As the original question is really interesting but all answers are quite old, I would like to give an updated answer.
As of 2020, current consumer SSDs (or at least the one from top-tier brands) are very reliable. Controller failure is quite rare and they correctly honor write barriers / syncs / flushes / FUAs, which means good things for data durability. Albeit using TLC flash, they sport quite good endurance rating.
However, by using TLC chips, their flash page size and program time is much higher than old SLC or MLC drives. This means that their private DRAM cache is critical to achieve good write performance. Disabling that cache will wreak havok on any TLC (or even MLC, albeit with lower impact) write IOPs. Moreover, any write patter which effectively bypasses the write-combining function of the DRAM cache (ie: small synchronous writes done by fsync-rich workload) is bound to see very low performance. At the same time write amplification will skyrocket, wearing the SSD much faster than expected.
A pratical example: my laptop has the OEM variant of a Samsung 960 EVO - a fast M.2 SSD. When hammered with random writes it provide excellent IOPs, unless using
fsync writes: in this case it is only good for ~300 IOPs (measured with
fio), which is a far cry from the 100K+ IOPs delivered without forcing syncs.
Point is that many enterprise workload (ie: databases, virtual machines, etc) are
fsync heavy, being unfavorable to consumer SSDs. Of course if your workload is read-centric, this would not apply; however, if using something as PostgreSQL on a consumer SSDs you can be deluded by the results.

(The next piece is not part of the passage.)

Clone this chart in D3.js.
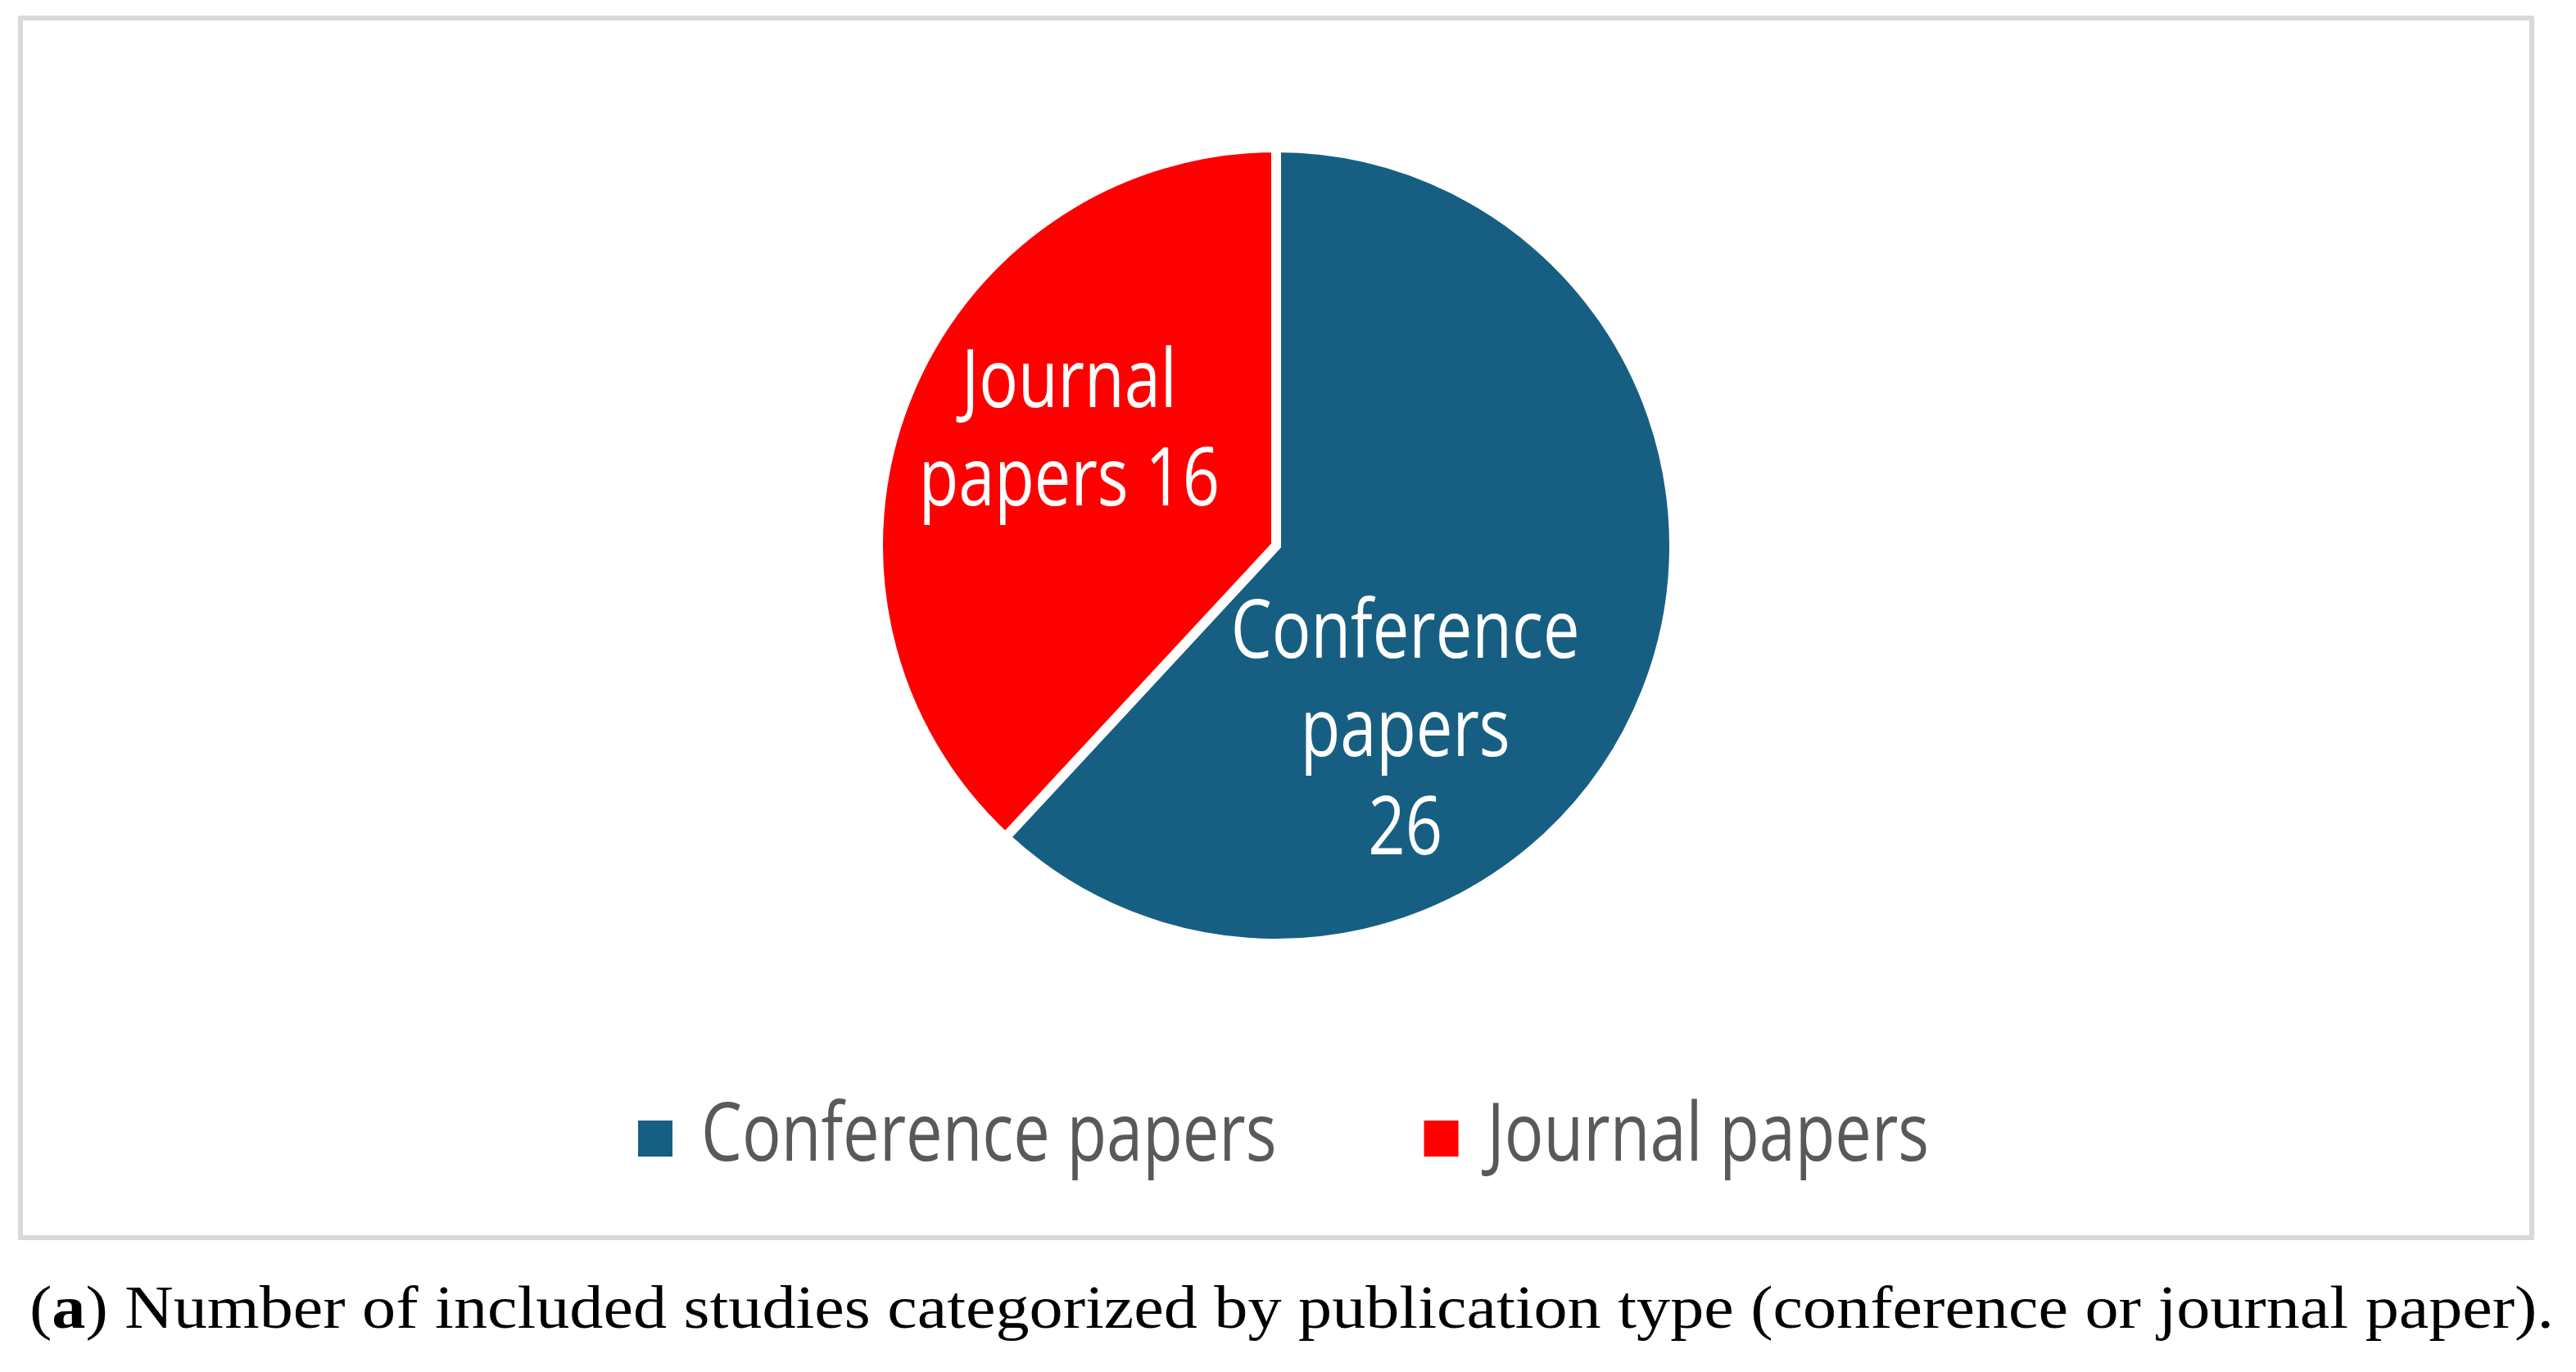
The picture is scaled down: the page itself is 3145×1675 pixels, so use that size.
<!DOCTYPE html>
<html>
<head>
<meta charset="utf-8">
<script src="https://cdn.jsdelivr.net/npm/d3@7"></script>
<style>
  body { margin: 0; background: #fff; }
</style>
</head>
<body>
<div id="chart"></div>
<script>
"use strict";

// data
const categories = ["Conference papers", "Journal papers"];
const counts = [26, 16];
const colors = ["#175F82", "#FF0000"];
// how many words go on each line of the slice label (Excel wrapping)
const labelWrap = [[1, 1, 1], [1, 2]];
const captionTag = "a";
const captionText = " Number of included studies categorized by publication type (conference or journal paper).";

const msm = {
  width: 3145,
  height: 1675,
  frame: { x: 25, y: 22, w: 3066, h: 1489 },
  cx: 1558,
  cy: 666,
  radius: 486,
  condense: 0.81
};

// where Excel put the labels, relative to the slice centroid
const labelNudge = [[-103, 120], [8, -42]];

let svgContainer = d3.select("#chart")
  .append("svg")
  .attr("width", msm.width)
  .attr("height", msm.height);

// grey frame around the chart area
svgContainer.append("rect")
  .attr("x", msm.frame.x)
  .attr("y", msm.frame.y)
  .attr("width", msm.frame.w)
  .attr("height", msm.frame.h)
  .attr("fill", "#fff")
  .attr("stroke", "#D9D9D9")
  .attr("stroke-width", 6);

let rows = categories.map((c, i) => ({ name: c, value: counts[i], color: colors[i], idx: i }));

let pie = d3.pie().sort(null).value((d) => d.value);
let arc = d3.arc().innerRadius(0).outerRadius(msm.radius);
let labelArc = d3.arc().innerRadius(280).outerRadius(280);

let pieG = svgContainer.append("g")
  .attr("transform", "translate(" + msm.cx + "," + msm.cy + ")");

let arcs = pie(rows);

pieG.selectAll(".slice")
  .data(arcs)
  .enter()
  .append("path")
    .attr("class", "slice")
    .attr("d", arc)
    .attr("fill", (d) => d.data.color)
    .attr("stroke", "#fff")
    .attr("stroke-width", 12)
    .attr("stroke-linejoin", "miter");

// slice labels, wrapped over several lines
const fontSize = 98;
const lineHeight = 120;
const capHalf = 35;

arcs.forEach((d) => {
  let words = (d.data.name + " " + d.data.value).split(" ");
  let lines = [];
  let k = 0;
  labelWrap[d.data.idx].forEach((n) => {
    lines.push(words.slice(k, k + n).join(" "));
    k += n;
  });
  let c = labelArc.centroid(d);
  let nx = c[0] + labelNudge[d.data.idx][0];
  let ny = c[1] + labelNudge[d.data.idx][1];
  let firstBase = ny - (lines.length - 1) / 2 * lineHeight + capHalf;
  lines.forEach((t, j) => {
    pieG.append("g")
      .attr("transform", "translate(" + nx + "," + (firstBase + j * lineHeight) + ")")
      .append("text")
        .attr("transform", "scale(" + msm.condense + ",1)")
        .attr("text-anchor", "middle")
        .style("font-family", "'Open Sans'")
        .style("font-size", fontSize + "px")
        .attr("fill", "#fff")
        .text(t);
  });
});

// legend
const legendStart = 779;
const legendBase = 1417;
const sq = 43;
let lx = legendStart;
rows.forEach((d) => {
  svgContainer.append("rect")
    .attr("x", lx)
    .attr("y", legendBase - 49)
    .attr("width", sq - 1)
    .attr("height", 44)
    .attr("fill", d.color);
  let t = svgContainer.append("g")
    .attr("transform", "translate(" + (lx + 77) + "," + legendBase + ")")
    .append("text")
      .attr("transform", "scale(" + msm.condense + ",1)")
      .style("font-family", "'Open Sans'")
      .style("font-size", fontSize + "px")
      .attr("fill", "#595959")
      .text(d.name);
  let w = t.node().getComputedTextLength() * msm.condense;
  lx = lx + 77 + w + 180;
});

// caption under the frame
let cap = svgContainer.append("text")
  .attr("x", 36)
  .attr("y", 1621)
  .style("font-family", "'Liberation Serif', 'DejaVu Serif', serif")
  .style("font-size", "74px")
  .attr("fill", "#000");
cap.append("tspan").text("(");
cap.append("tspan").style("font-weight", "bold").text(captionTag);
cap.append("tspan").text(")" + captionText);
cap.attr("textLength", 3082).attr("lengthAdjust", "spacingAndGlyphs");
</script>
</body>
</html>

Another thing to consider is the eventual use of a RAID controller with BBU (or powerloss-protected) writeback cache. Most such controllers disable the SSD DRAM private cache, leading to much lower performance than expected. Some controller supports re-enabling it, but not all of them pass down the required sync/barrier/FUAs to get reliable data storage on consumer SSDs.
For example, older PERC controllers (eg: 6/i) announced themselves as write-through devices, effectively telling the OS to not issue cache flushes at all. A consumer SSD connected to such a controller can be unreliable unless its cache is disabled (or the controller using extra undocumented care), which means low performance.
Not all controllers behave in this manner - for exampler, newer PERC H710+ controllers announce themselves as write-back devices, enabling the OS to issues cache flushes as required. The controller can ignores these flushes unless the attached disks have their cache enabled: in this last case, they should pass down the required sync/flushes.
However this is all controller (and firmware) related; being HW RAID controllers black boxes, one can not be sure about their specific behavior and only hope for the best. It is worth noting that open sources RAID implementation (ie: Linux MDRAID and ZFS mirroring/ZRAID) are much more controllable beasts, and generally much better at extracting performance from consumer SSDs. For this reason I use opensource software RAID whenever possible, especially when using consumer SSDs.
Enterprise-grade SSD with a powerloss protected writeback cache are immune from all these problems: having a non-volatile cache they can ignore sync/flush requests, providing very high performance and low write amplification irrespective of HW RAID controllers. Considering how low the prices for enterprise-grade SATA SSDs are nowadays, I often see no value in using consumer SSDs in busy servers (unless the intended workload is read-centric or otherwise fsync-poor).